The Right Technology Is Required
For financial inclusion organisations to implement these standards, the right technology is non negotiable.
A cloud-based core banking system serves as the foundation, enabling real time data collection, integration of financial and social metrics, and automated reporting. Digital data collection tools, secure APIs, and visualisation capabilities complete the essential foundational tech stack.
The truth is that until recently, the technology simply wasn't available for financial inclusion institutions to effectively implement these standards.
This is no longer the case.
The Path Forward
Adopting financial reporting standards for social outcomes requires investment in systems, skills, and organisational culture. But the result can be transformative: real-time, reliable data that connects financial performance with social outcomes, enabling truly mission aligned decision making.

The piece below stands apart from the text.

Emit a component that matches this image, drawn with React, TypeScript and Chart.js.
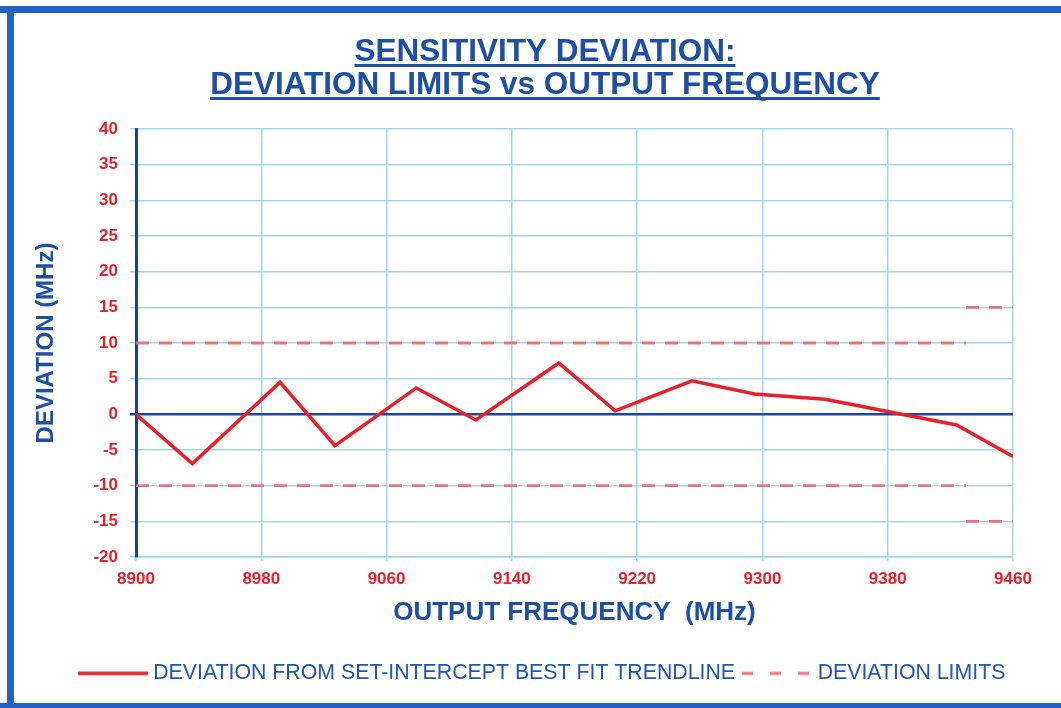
import React, { useEffect, useRef } from "react";
import { Chart, registerables } from "chart.js";

Chart.register(...registerables);

const frequencies = [8900, 8936, 8992, 9027, 9079, 9117, 9170, 9206, 9255, 9295, 9340, 9424, 9460];
const deviations = [0, -6.9, 4.5, -4.4, 3.7, -0.8, 7.2, 0.5, 4.7, 2.85, 2.1, -1.5, -5.9];

const limitFreqs = [8900, 9430, 9430, 9430, 9460];
const upperLimits = [10, 10, null, 15, 15];
const lowerLimits = [-10, -10, null, -15, -15];

const titleLines = ["SENSITIVITY DEVIATION:", "DEVIATION LIMITS vs OUTPUT FREQUENCY"];
const xTitle = "OUTPUT FREQUENCY  (MHz)";
const yTitle = "DEVIATION (MHz)";
const seriesLabel = "DEVIATION FROM SET-INTERCEPT BEST FIT TRENDLINE";
const limitsLabel = "DEVIATION LIMITS";

const BLUE = "#1d4fa6";
const RED = "#e8202a";
const PINK = "rgba(238,105,120,0.95)";
const GRID = "#a3d5f0";
const FONT = "'Liberation Sans', Arial, sans-serif";

function makeSample(color: string, width: number, dash: number[]) {
  const c = document.createElement("canvas");
  c.width = 70;
  c.height = 6;
  const g = c.getContext("2d") as CanvasRenderingContext2D;
  g.strokeStyle = color;
  g.lineWidth = width;
  g.setLineDash(dash);
  g.beginPath();
  g.moveTo(0, 3);
  g.lineTo(70, 3);
  g.stroke();
  return c;
}

const framePlugin = {
  id: "frame",
  beforeDraw(chart: any) {
    const { ctx, width, height } = chart;
    ctx.save();
    ctx.fillStyle = "#ffffff";
    ctx.fillRect(0, 0, width, height);
    ctx.fillStyle = "#2162c4";
    ctx.fillRect(0, 6, width, 7);
    ctx.fillRect(7, 6, 7, height - 6);
    ctx.fillRect(0, height - 5, width, 5);
    ctx.restore();
  },
  afterDraw(chart: any) {
    const { ctx } = chart;
    ctx.save();
    ctx.font = `bold 31.5px ${FONT}`;
    ctx.fillStyle = BLUE;
    ctx.textAlign = "center";
    ctx.textBaseline = "alphabetic";
    const cx = 545;
    const baselines = [61, 94];
    titleLines.forEach((t, i) => {
      ctx.fillText(t, cx, baselines[i]);
      const w = ctx.measureText(t).width;
      ctx.fillRect(cx - w / 2, baselines[i] + 3, w, 3);
    });
    ctx.restore();
  },
};

export default function App() {
  const ref = useRef<HTMLCanvasElement | null>(null);
  useEffect(() => {
    if (!ref.current) return;
    const solidSample = makeSample(RED, 3.5, []);
    const dashSample = makeSample(PINK, 3, [11, 17]);
    const chart = new Chart(ref.current, {
      type: "line",
      data: {
        datasets: [
          {
            label: seriesLabel,
            data: frequencies.map((f, i) => ({ x: f, y: deviations[i] })),
            borderColor: RED,
            backgroundColor: RED,
            borderWidth: 3.5,
            pointRadius: 0,
            pointStyle: solidSample,
            tension: 0,
          },
          {
            label: limitsLabel,
            data: limitFreqs.map((f, i) => ({ x: f, y: upperLimits[i] })),
            borderColor: PINK,
            backgroundColor: PINK,
            borderWidth: 2.8,
            borderDash: [13, 10],
            pointRadius: 0,
            pointStyle: dashSample,
            spanGaps: false,
          },
          {
            label: limitsLabel + " (lower)",
            data: limitFreqs.map((f, i) => ({ x: f, y: lowerLimits[i] })),
            borderColor: PINK,
            backgroundColor: PINK,
            borderWidth: 2.8,
            borderDash: [13, 10],
            pointRadius: 0,
            pointStyle: dashSample,
            spanGaps: false,
          },
        ],
      },
      options: {
        animation: false,
        responsive: false,
        layout: { padding: { top: 129, left: 27, right: 0, bottom: 14 } },
        plugins: {
          title: { display: false },
          tooltip: { enabled: false },
          legend: {
            display: true,
            position: "bottom",
            labels: {
              filter: (item: any) => item.datasetIndex <= 1,
              usePointStyle: true,
              pointStyleWidth: 60,
              boxHeight: 20,
              padding: 12,
              color: "#1f56b8",
              font: { family: FONT, size: 21.3, weight: "normal" },
            },
          },
        },
        scales: {
          x: {
            type: "linear",
            min: 8900,
            max: 9460,
            afterFit: (s: any) => {
              s.height = 708 - 557 - 14 - s.chart.legend.height;
            },
            ticks: {
              stepSize: 80,
              color: RED,
              padding: 8,
              font: { family: FONT, size: 17, weight: "bold" },
              callback: (v: any) => String(v),
            },
            grid: { color: GRID, lineWidth: 1.5, tickLength: 4 },
            border: { color: GRID, width: 1.5 },
            title: {
              display: true,
              text: xTitle,
              color: BLUE,
              font: { family: FONT, size: 26, weight: "bold" },
              padding: { top: 0, bottom: 22 },
            },
          },
          y: {
            type: "linear",
            min: -20,
            max: 40,
            afterFit: (s: any) => {
              s.width = 109;
            },
            ticks: {
              stepSize: 5,
              color: RED,
              padding: 12,
              font: { family: FONT, size: 17, weight: "bold" },
            },
            grid: {
              color: (c: any) => (c.tick && c.tick.value === 0 ? "#1a46a5" : GRID),
              lineWidth: (c: any) => (c.tick && c.tick.value === 0 ? 2.5 : 1.5),
              tickLength: 6,
            },
            border: { color: "#1c3f9a", width: 3 },
            title: {
              display: true,
              text: yTitle,
              color: BLUE,
              font: { family: FONT, size: 24, weight: "bold" },
              padding: { top: 5, bottom: 0 },
            },
          },
          y2: {
            type: "linear",
            position: "right",
            display: true,
            afterFit: (s: any) => {
              s.width = 48;
            },
            ticks: { display: false },
            grid: { display: false },
            border: { display: false },
          },
        },
      },
      plugins: [framePlugin],
    } as any);
    return () => chart.destroy();
  }, []);
  return (
    <div style={{ position: "fixed", left: 0, top: 0, width: 1061, height: 708, background: "#fff" }}>
      <canvas ref={ref} width={1061} height={708} style={{ width: 1061, height: 708, display: "block" }} />
    </div>
  );
}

For many stakeholders, this represents an opportunity to evolve from historical reporters to strategic advisors. Data can be used to guide resource allocation toward improving impact. For boards, it provides the oversight capabilities that have been lacking. For investors, it offers credible evidence to inform capital deployment.
Most importantly, for clients, it ensures that decisions are made across the industry that are genuinely guided by their needs and outcomes.
Technology offers us the opportunity to reimagine how we measure and manage social impact. By embedding financial reporting standards into our approach to social outcomes, we can credibly demonstrate social outcomes.